Türk Milliyetçiliği’nin yolu mutlaka yokuştur; bu dâvâ zor, hatta uyduruk görüşler karşısında belki biraz da hordur; lâkin işte milletin ve ülkenin hâli! Sınırlar açık, vatan yol geçen hanı olmuş! Komşularınla belâlısın, dış siyasette itibarın yok, ülke parçalara bölünmüş ve devlet ile pazarlık hâlindedir. Ekonomi üçkâğıtçıların elinde, tarım bitmiş durumda, ülke ithalâtçı durumuna düşmüştür. Hırsızlık ve yolsuzluklar devlet adamları tarafından dile getirilmektedir, ya halk nezdinde zengin görülmek veya duymamazlıktan gelinerek bu çıkışlara itibar edilmemektedir. Köylerde ve kentlerde çalışan yok, herkes devletten maaşlı durumdadır; bu sebeble devlet borçları tavana vurmuştur.

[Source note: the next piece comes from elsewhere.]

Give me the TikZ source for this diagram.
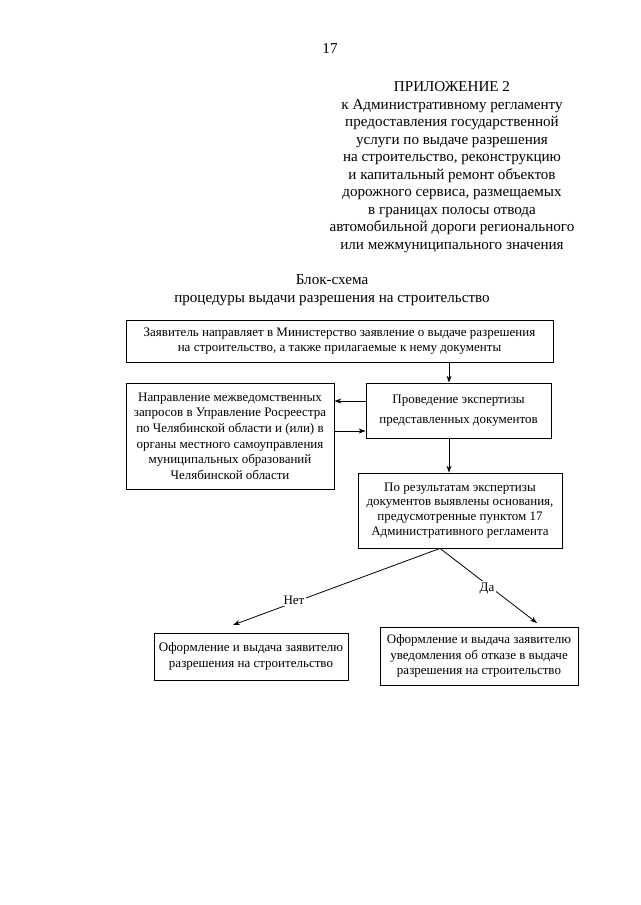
\documentclass[tikz,border=0pt]{standalone}
\usepackage{fontspec}
\setmainfont{Liberation Serif}
\usetikzlibrary{arrows.meta}
\begin{document}
\begin{tikzpicture}[x=1pt,y=-1pt,
  box/.style={draw, line width=0.8pt, align=center, inner sep=0pt,
    font=\fontsize{13}{15.6}\selectfont},
  head/.style={align=center, inner sep=0pt, font=\fontsize{15.1}{17.5}\selectfont},
  arr/.style={line width=0.8pt, -{Stealth[length=7pt,width=5pt]}},
  lab/.style={fill=white, inner sep=2pt, font=\fontsize{13}{15}\selectfont}]
\useasboundingbox (0,0) rectangle (640,905);

\node[head] (pg) at (330,49) {17};
\node[head] (app) at (452,167) {ПРИЛОЖЕНИЕ 2\\к Административному регламенту\\предоставления государственной\\услуги по выдаче разрешения\\на строительство, реконструкцию\\и капитальный ремонт объектов\\дорожного сервиса, размещаемых\\в границах полосы отвода\\автомобильной дороги регионального\\или межмуниципального значения};
\node[head] (title) at (332,290) {Блок-схема\\процедуры выдачи разрешения на строительство};

\node[box, minimum width=427pt, minimum height=42pt] (b1) at (339.5,341)
  {Заявитель направляет в Министерство заявление о выдаче разрешения\\на строительство, а также прилагаемые к нему документы};
\node[box, minimum width=185pt, minimum height=55pt, font=\fontsize{13}{19.5}\selectfont] (b2) at (458.5,410.5)
  {Проведение экспертизы\\представленных документов};
\node[box, minimum width=208pt, minimum height=106pt] (bl) at (230,436)
  {Направление межведомственных\\запросов в Управление Росреестра\\по Челябинской области и (или) в\\органы местного самоуправления\\муниципальных образований\\Челябинской области};
\node[box, minimum width=204pt, minimum height=75pt, font=\fontsize{13}{14.8}\selectfont] (b3) at (460,510.5)
  {По результатам экспертизы\\документов выявлены основания,\\предусмотренные пунктом 17\\Административного регламента};
\node[box, minimum width=194pt, minimum height=47pt] (bno) at (251,656.5)
  {Оформление и выдача заявителю\\разрешения на строительство};
\node[box, minimum width=198pt, minimum height=58pt] (byes) at (479,656)
  {Оформление и выдача заявителю\\уведомления об отказе в выдаче\\разрешения на строительство};

\coordinate (vx) at (449,0);
\coordinate (h1) at (0,401);
\coordinate (h2) at (0,431);
\coordinate (apx) at (440,0);
\coordinate (tno) at (233,625);
\coordinate (tyes) at (537,623);

\draw[arr] (b1.south -| vx) -- (b2.north -| vx);
\draw[arr] (b2.west |- h1) -- (bl.east |- h1);
\draw[arr] (bl.east |- h2) -- (b2.west |- h2);
\draw[arr] (b2.south -| vx) -- (b3.north -| vx);

\draw[arr] (b3.south -| apx) -- (tno);
\draw[arr] (b3.south -| apx) -- (tyes);
\node[lab] (no) at (294,600) {Нет};
\node[lab] (yes) at (487,589) {Да};
\end{tikzpicture}
\end{document}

Geçmişte böyle durumlarda hükümet yerinde duramazdı; rahmetli Türkeş yıllarca bu duruma tek başına karşı koymuştur. Şimdi elli; fakat Haziran’da en az yüzelli olmalıyız. Bu ülkenin çöplerini ancak ülkücülerin güçlü bilekleri temizleyebilir, başkaca hiçbir alternatif görülmemektedir. Uyduruk İslâmcılık ve miskin Atatürkçülük ile bu işler hal yoluna konmaz. Ayrılıkçılık ancak güçlü iktidarlarla önlenir. Bu ülkenin ve milletin kaybedecek zamanı yoktur, maalesef zaman saati hızlı dönüyor ve içinde yaşadığımız olayların sonuçlarını genellikle zamanında hesap edemiyoruz. Güncel haberler olarak görüp geçirdiğimiz çok önemli olayların derecesini ve vehametini zamanında kavrayamamaktayız. Bütün meseleler böyle birikti; biraz gündelik hadiselerden dersler çıkarmalı ve ileriyi görmeliyiz!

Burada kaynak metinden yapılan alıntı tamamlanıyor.